Mardi Gras - Not just a New Orleans tradition!

Posted By: 1 Published: 01/21/2014 Comments: 0

Some time in the Second Century during mid-February, Ancient Romans would observe what they called the Lupercalia, a festival that was the pre-cursor to our present day Mardi Gras. Lupercalia was part drunken revel, part circus and honored the Roman deity Lupercus, a pastoral God associated with Fauns or the Satyr.

When Christianity took over in Rome, the early Church fathers decided it would be easier to incorporate parts of the earlier pagan celebrations into the new faith instead of trying to outlaw them. This changed Lupercalia into a carnival to give a last party before entering Lent (a symbolic Christian pentinence of 40 days beginning on Ash Wednesday and ending at Easter). The new celebration included several days of feasting and all aspects of pleasure with participants donning costumes and masks to leave their regular lives behind for the celebration.

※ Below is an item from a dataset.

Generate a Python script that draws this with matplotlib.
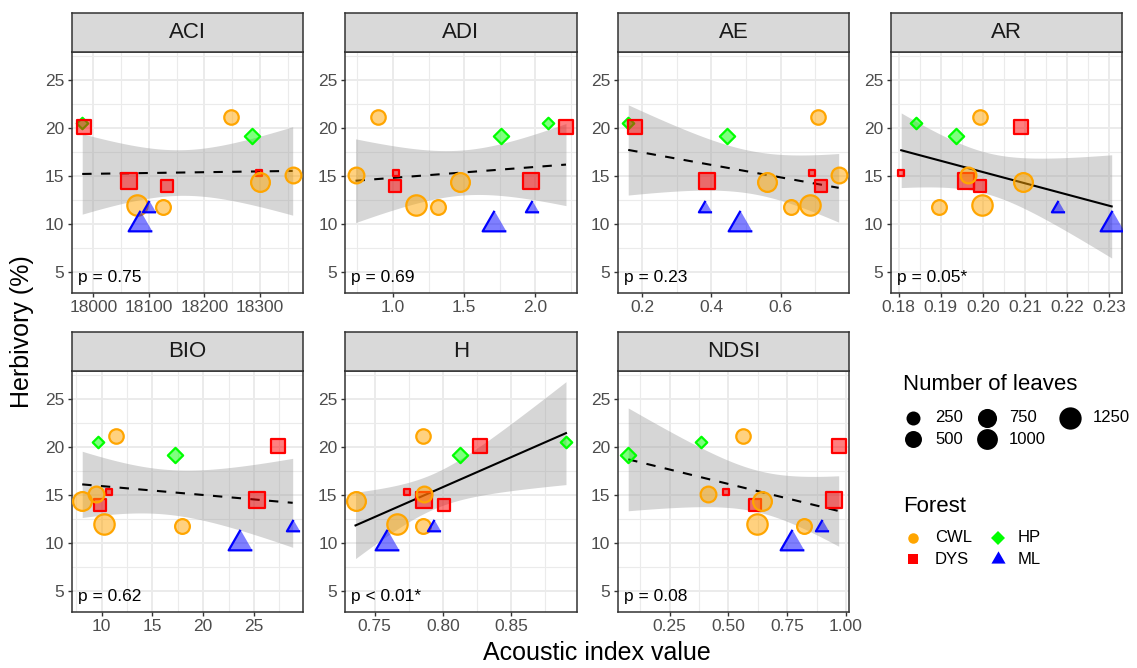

The celebration spread from Rome to other European countries. In medieval times, the festival was given by monarchs and lords in order to ceremoniously conscript new knights and hold feasts in their honor. The lords would ride through the countryside giving out cakes to peasants (thought to be the origin of the King Cake tradition), coins (perhaps the origin of modern day Mardi Gras doubloons), and other trinkets.

Mardi Gras came to American in 1699 with the French explorer Sieur d’Iberville. The festival had been celebrated in Paris as a major holiday since the Middle Ages. Iberville’s camp was on the West bank of the Mississippi River, about 60 miles south of the city of New Orleans. As he founded the camp the day on which Mardi Gras was being celebrated in France, Iberville names the site Point du Mardi Gras in honor of the festival. The first recorded Mardi Gras celebration in New Orleans was in 1827 culminating in an annual Mardi Gras Ball.

Mardi Gras is French for “Fat Tuesday,” so named because it falls on the day before Ash Wednesday and the last day prior to Lent. Since Easter varies from year to year, so does Mardi Gras.

Today of course, New Orleans is the heart of Mardi Gras though it is celebrated in many other cities and most famously perhaps, in Rio de Janeiro, Brazil. It is celebrated with parades, lots of parties, and continues that early Roman tradition of wearing elaborate costumes and masks letting you celebrate in wild abandon…with the mask and costume hiding your identity to allow you to celebrate freely.

If you don't have a chance to party in New Orleans or Rio, check out a local Mardi Gras celebration and have some fun!